By Sundar Ramanujam —
Earlier this year, a Parliamentary Standing Committee Report raised the idea of conducting the Lok Sabha (national parliament) and state assembly elections simultaneously. Shortly after, Prime Minister Modi advocated for the change in a Bharatiya Janata Party (BJP) meeting, and the federal government is actively considering conducting state and national elections on the same ballot. If simultaneous elections had been held in 2014, India’s political landscape would look quite different than it does today.
The CSIS Wadhwani Chair has used the 2014 General Election results to simulate the results of a hypothetical simultaneous election. This post assumes that the contesting parties would have won the same seat share in each state’s hypothetical Assembly Election as they did in the General Election in that state. This assumption was borne out by the results in the six states which actually had simultaneous assembly elections: with the exception of Arunachal Pradesh, vote shares for the major parties were within two percentage points.
Under this projection, the National Democratic Alliance (NDA) would have formed the government in 19 of 28 states (Arunachal Pradesh is not counted, as the Congress Party won the state but split the two Lok Sabha seats with the BJP), 10 of them ruled by the BJP alone. Six states would be held by regional parties, unaligned with either of the major national parties. And Congress would be left with three states. Simultaneous elections would have certainly given the control over a majority of states to the BJP.
The maps below provide a contrast showing control of India’s state governments in 2014 (Figure 1) compared to projected outcomes (Figure 2) given these assumptions:
The Election Commission of India (ECI) has signaled that a switch to simultaneous elections would be feasible from an administrative standpoint. Logistically, simultaneous elections would be more efficient as they would eliminate the need to deploy resources to each state at least twice every five years. The parliamentary committee report estimates that the ECI spends a total of $670 million on both state and national elections combined over 5 years.
From a governance perspective, there is tradeoff between the present system of staggered elections and simultaneous elections. Should a government come to power at the center on a wave of enthusiasm (as the BJP did in 2014) it is likely to also win a large majority of state capitals. This also has a very different impact on the outcome of the presidential elections and the composition of the Rajya Sabha (upper house of parliament), in favor of the ruling party, as both these institutions are elected by the members of state assemblies. Under such circumstances, the party is able to implement its agenda with relative ease – especially when the agenda concerns subjects that fall under the State List, such as energy, law & order, and land reform. Furthermore, constant state elections distract party leaders and disrupt governance at the center. Governments are unlikely to unveil controversial, but necessary, policies in the months preceding a major state election — which happens at least a few times in every national government’s five-year term.

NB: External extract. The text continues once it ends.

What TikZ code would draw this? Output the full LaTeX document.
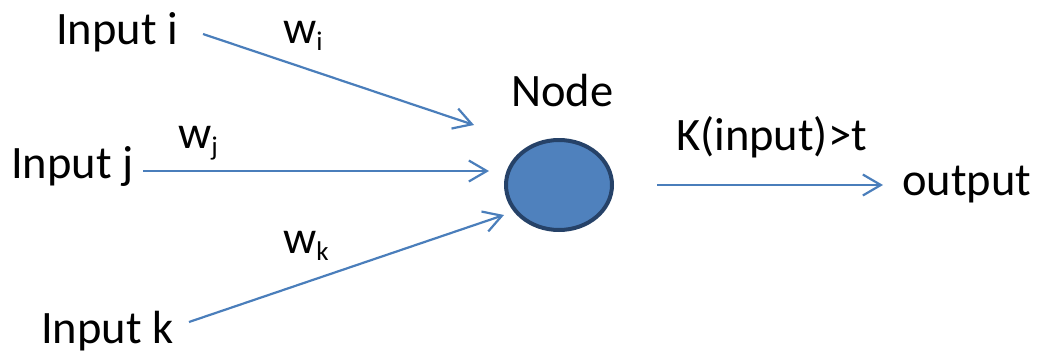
\documentclass[tikz,border=0pt]{standalone}
\usepackage{fontspec}
\setmainfont{Carlito}
\usetikzlibrary{arrows.meta,shapes.geometric}
\definecolor{linkblue}{RGB}{74,126,187}
\definecolor{cellfill}{RGB}{79,129,189}
\definecolor{celledge}{RGB}{38,66,104}
\newcommand{\wsub}[1]{w\raisebox{-0.16em}{\fontsize{27}{27}\selectfont #1}}
\tikzset{
  lbl/.style={inner sep=0pt, anchor=base west, font=\fontsize{46.5}{56}\selectfont},
  link/.style={draw=linkblue, line width=2.2pt, -{Straight Barb[length=18pt,width=21pt,line width=2.2pt]}},
  cell/.style={ellipse, draw=celledge, fill=cellfill, line width=4pt,
               minimum width=106pt, minimum height=90pt, inner sep=0pt}
}
\begin{document}
\begin{tikzpicture}[x=1pt, y=-1pt]
  \useasboundingbox (0,0) rectangle (1040,354);

  % text labels
  \node[lbl] (inI) at (56,44) {Input i};
  \node[lbl] (inJ) at (11,178) {Input j};
  \node[lbl] (inK) at (41,343) {Input k};
  \node[lbl] (wI) at (283,43) {\wsub{i}};
  \node[lbl] (wJ) at (178,148) {\wsub{j}};
  \node[lbl] (wK) at (283,253) {\wsub{k}};
  \node[lbl] (nodeLbl) at (511,106) {Node};
  \node[lbl] (rule) at (676,150) {K(input)>t};
  \node[lbl] (out) at (902,195) {output};

  % the summing unit
  \node[cell] (cell) at (559,185) {};

  % connector end points
  \coordinate (sI) at (203,34);
  \coordinate (tI) at (474,125);
  \coordinate (sJ) at (143,171);
  \coordinate (tJ) at (489,171);
  \coordinate (sK) at (189,322);
  \coordinate (tK) at (504,215);
  \coordinate (sO) at (657,185);
  \coordinate (tO) at (883,185);

  \draw[link] (sI) -- (tI);
  \draw[link] (sJ) -- (tJ);
  \draw[link] (sK) -- (tK);
  \draw[link] (sO) -- (tO);
\end{tikzpicture}
\end{document}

While simultaneous elections may be superior from a logistical standpoint, it is unclear how they could be brought into being and sustained. The constitution stipulates that a state assembly cannot sit for more than 5 years and may not be dissolved prematurely unless it lacks a clear majority to form a government. This makes putting all 29 state elections on the same timeline a difficult, perhaps impossible task. Further, to implement the entire plan, it would almost certainly require a constitutional amendment passed with the support of two-thirds majority in each of the houses in Parliament and the support of half the state governments.
In order to get state governments on board, the change might have to be postponed until the semi-distant future (say 2030) to ensure that no sitting government is likely to see its term truncated. Furthermore, since the constitution also requires that new elections take place when there is a hung assembly, it is likely that many states’ election cycles could begin to diverge from the national cycle (as happened in 1967) relatively quickly. There are other smaller – but significant – hurdles, such as the fact that the tenure for the Jammu & Kashmir Assembly is for six years.
The concept of merging India’s state and federal elections is still some distance from becoming a reality. There are administrative and financial efficiencies that can be achieved by implementing such a plan and there are real logistical challenges that will need to be addressed. But it also raises the possibility of a massive “swing election” that will empower a political party in a way India has not seen in generations, with uncertain consequences – particularly in times of national crisis.